- _Given task_:
Transcribe the whole listing below without changing a word, but leave out every image.

═════ Given information

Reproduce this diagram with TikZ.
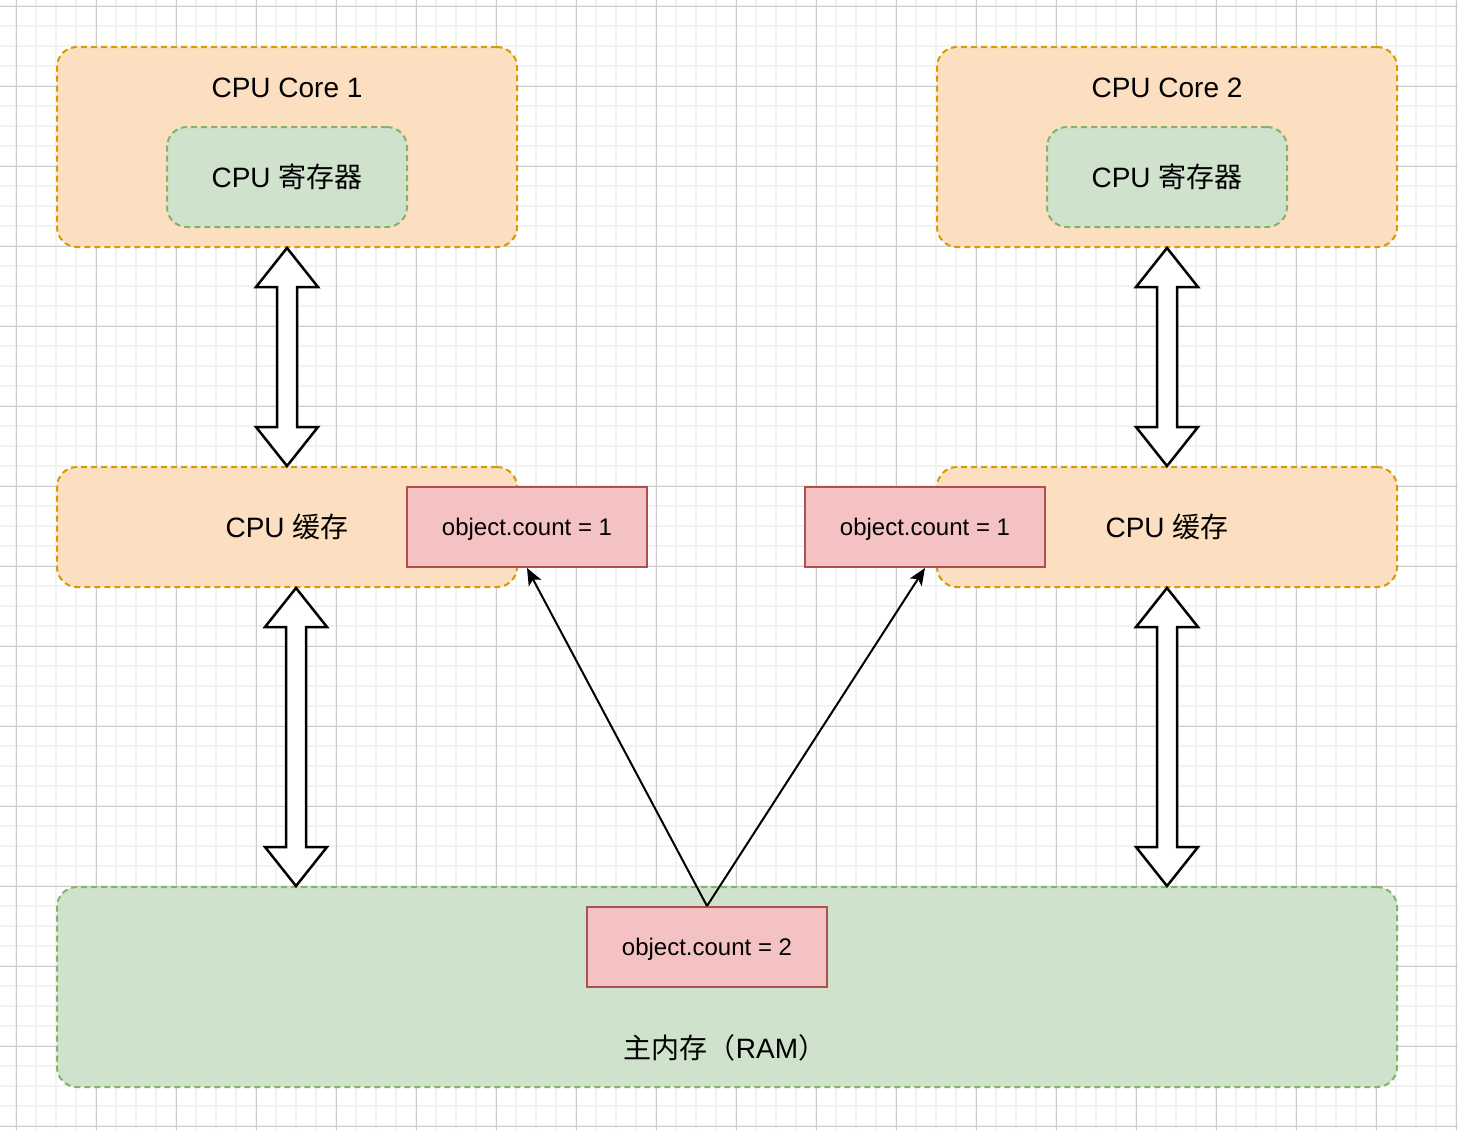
\documentclass[tikz,border=0pt]{standalone}
\usepackage{fontspec}
\setmainfont{Liberation Sans}
\newfontfamily\cjk{Noto Sans CJK SC}
\usetikzlibrary{calc,arrows.meta}

\definecolor{corefill}{HTML}{FCDFC0}
\definecolor{coreline}{HTML}{D79B00}
\definecolor{regfill}{HTML}{CFE3CC}
\definecolor{regline}{HTML}{82B366}
\definecolor{valfill}{HTML}{F4C2C2}
\definecolor{valline}{HTML}{B0504C}

\newcommand\lblsize{\fontsize{28pt}{34pt}\selectfont}
\newcommand\valsize{\fontsize{24pt}{29pt}\selectfont}

\tikzset{
  dashbox/.style={rounded corners=20pt, line width=2pt, dash pattern=on 6pt off 4pt,
    inner sep=0pt, font=\lblsize},
  corebox/.style={dashbox, draw=coreline, fill=corefill},
  regbox/.style={dashbox, draw=regline, fill=regfill},
  valbox/.style={draw=valline, fill=valfill, line width=2pt, inner sep=0pt,
    minimum width=240pt, minimum height=80pt, text depth=0pt, font=\valsize},
  blockarrow/.style={draw=black, fill=white, line width=2.5pt, line join=miter},
  copyline/.style={line width=2pt, -{Stealth[length=17pt,width=14pt,inset=4pt]}}
}

% double block arrow between two points on one vertical
\newcommand\blockarrow[2]{%
  \draw[blockarrow] let \p1=(#1), \p2=(#2) in
    (\x1,\y1) -- (\x1+31pt,\y1-39pt) -- (\x1+10pt,\y1-39pt) -- (\x1+10pt,\y2+39pt)
    -- (\x1+31pt,\y2+39pt) -- (\x1,\y2) -- (\x1-31pt,\y2+39pt) -- (\x1-10pt,\y2+39pt)
    -- (\x1-10pt,\y1-39pt) -- (\x1-31pt,\y1-39pt) -- cycle;}

\begin{document}
\begin{tikzpicture}[x=1pt, y=-1pt]
  \useasboundingbox[fill=white] (0,0) rectangle (1458,1130);

  % grid
  \foreach \gx in {16,36,...,1456} \draw[gray!10, line width=1.5pt] (\gx,0) -- (\gx,1130);
  \foreach \gy in {6,26,...,1126} \draw[gray!10, line width=1.5pt] (0,\gy) -- (1458,\gy);
  \foreach \gx in {16,96,...,1456} \draw[gray!40, line width=1pt] (\gx,0) -- (\gx,1130);
  \foreach \gy in {6,86,...,1126} \draw[gray!40, line width=1pt] (0,\gy) -- (1458,\gy);

  % cores
  \node[corebox, minimum width=460pt, minimum height=200pt] (core1) at (287,147) {};
  \node[corebox, minimum width=460pt, minimum height=200pt] (core2) at (1167,147) {};
  \node[font=\lblsize] (core1t) at (287,88) {CPU Core 1};
  \node[font=\lblsize] (core2t) at (1167,88) {CPU Core 2};
  \node[regbox, minimum width=240pt, minimum height=100pt] (reg1) at (287,177) {CPU {\cjk 寄存器}};
  \node[regbox, minimum width=240pt, minimum height=100pt] (reg2) at (1167,177) {CPU {\cjk 寄存器}};

  % caches
  \node[corebox, minimum width=460pt, minimum height=120pt] (cache1) at (287,527) {CPU {\cjk 缓存}};
  \node[corebox, minimum width=460pt, minimum height=120pt] (cache2) at (1167,527) {CPU {\cjk 缓存}};
  \node[valbox] (val1) at (527,527) {object.count = 1};
  \node[valbox] (val2) at (925,527) {object.count = 1};

  % main memory
  \node[regbox, minimum width=1340pt, minimum height=200pt] (ram) at (727,987) {};
  \node[font=\lblsize] (ramt) at (725,1048) {{\cjk 主内存（}RAM{\cjk ）}};
  \node[valbox] (valram) at (707,947) {object.count = 2};

  % transfers
  \blockarrow{core1.south}{cache1.north}
  \blockarrow{core2.south}{cache2.north}
  \blockarrow{$(cache1.south)+(9,0)$}{$(ram.north -| cache1.south)+(9,0)$}
  \blockarrow{cache2.south}{ram.north -| cache2.south}

  \draw[copyline] (valram.north) -- (val1.south);
  \draw[copyline] (valram.north) -- (val2.south);
\end{tikzpicture}
\end{document}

══════════

- _Complete response_:
Reproduce this diagram with TikZ.
\documentclass[tikz,border=0pt]{standalone}
\usepackage{fontspec}
\setmainfont{Liberation Sans}
\newfontfamily\cjk{Noto Sans CJK SC}
\usetikzlibrary{calc,arrows.meta}

\definecolor{corefill}{HTML}{FCDFC0}
\definecolor{coreline}{HTML}{D79B00}
\definecolor{regfill}{HTML}{CFE3CC}
\definecolor{regline}{HTML}{82B366}
\definecolor{valfill}{HTML}{F4C2C2}
\definecolor{valline}{HTML}{B0504C}

\newcommand\lblsize{\fontsize{28pt}{34pt}\selectfont}
\newcommand\valsize{\fontsize{24pt}{29pt}\selectfont}

\tikzset{
  dashbox/.style={rounded corners=20pt, line width=2pt, dash pattern=on 6pt off 4pt,
    inner sep=0pt, font=\lblsize},
  corebox/.style={dashbox, draw=coreline, fill=corefill},
  regbox/.style={dashbox, draw=regline, fill=regfill},
  valbox/.style={draw=valline, fill=valfill, line width=2pt, inner sep=0pt,
    minimum width=240pt, minimum height=80pt, text depth=0pt, font=\valsize},
  blockarrow/.style={draw=black, fill=white, line width=2.5pt, line join=miter},
  copyline/.style={line width=2pt, -{Stealth[length=17pt,width=14pt,inset=4pt]}}
}

% double block arrow between two points on one vertical
\newcommand\blockarrow[2]{%
  \draw[blockarrow] let \p1=(#1), \p2=(#2) in
    (\x1,\y1) -- (\x1+31pt,\y1-39pt) -- (\x1+10pt,\y1-39pt) -- (\x1+10pt,\y2+39pt)
    -- (\x1+31pt,\y2+39pt) -- (\x1,\y2) -- (\x1-31pt,\y2+39pt) -- (\x1-10pt,\y2+39pt)
    -- (\x1-10pt,\y1-39pt) -- (\x1-31pt,\y1-39pt) -- cycle;}

\begin{document}
\begin{tikzpicture}[x=1pt, y=-1pt]
  \useasboundingbox[fill=white] (0,0) rectangle (1458,1130);

  % grid
  \foreach \gx in {16,36,...,1456} \draw[gray!10, line width=1.5pt] (\gx,0) -- (\gx,1130);
  \foreach \gy in {6,26,...,1126} \draw[gray!10, line width=1.5pt] (0,\gy) -- (1458,\gy);
  \foreach \gx in {16,96,...,1456} \draw[gray!40, line width=1pt] (\gx,0) -- (\gx,1130);
  \foreach \gy in {6,86,...,1126} \draw[gray!40, line width=1pt] (0,\gy) -- (1458,\gy);

  % cores
  \node[corebox, minimum width=460pt, minimum height=200pt] (core1) at (287,147) {};
  \node[corebox, minimum width=460pt, minimum height=200pt] (core2) at (1167,147) {};
  \node[font=\lblsize] (core1t) at (287,88) {CPU Core 1};
  \node[font=\lblsize] (core2t) at (1167,88) {CPU Core 2};
  \node[regbox, minimum width=240pt, minimum height=100pt] (reg1) at (287,177) {CPU {\cjk 寄存器}};
  \node[regbox, minimum width=240pt, minimum height=100pt] (reg2) at (1167,177) {CPU {\cjk 寄存器}};

  % caches
  \node[corebox, minimum width=460pt, minimum height=120pt] (cache1) at (287,527) {CPU {\cjk 缓存}};
  \node[corebox, minimum width=460pt, minimum height=120pt] (cache2) at (1167,527) {CPU {\cjk 缓存}};
  \node[valbox] (val1) at (527,527) {object.count = 1};
  \node[valbox] (val2) at (925,527) {object.count = 1};

  % main memory
  \node[regbox, minimum width=1340pt, minimum height=200pt] (ram) at (727,987) {};
  \node[font=\lblsize] (ramt) at (725,1048) {{\cjk 主内存（}RAM{\cjk ）}};
  \node[valbox] (valram) at (707,947) {object.count = 2};

  % transfers
  \blockarrow{core1.south}{cache1.north}
  \blockarrow{core2.south}{cache2.north}
  \blockarrow{$(cache1.south)+(9,0)$}{$(ram.north -| cache1.south)+(9,0)$}
  \blockarrow{cache2.south}{ram.north -| cache2.south}

  \draw[copyline] (valram.north) -- (val1.south);
  \draw[copyline] (valram.north) -- (val2.south);
\end{tikzpicture}
\end{document}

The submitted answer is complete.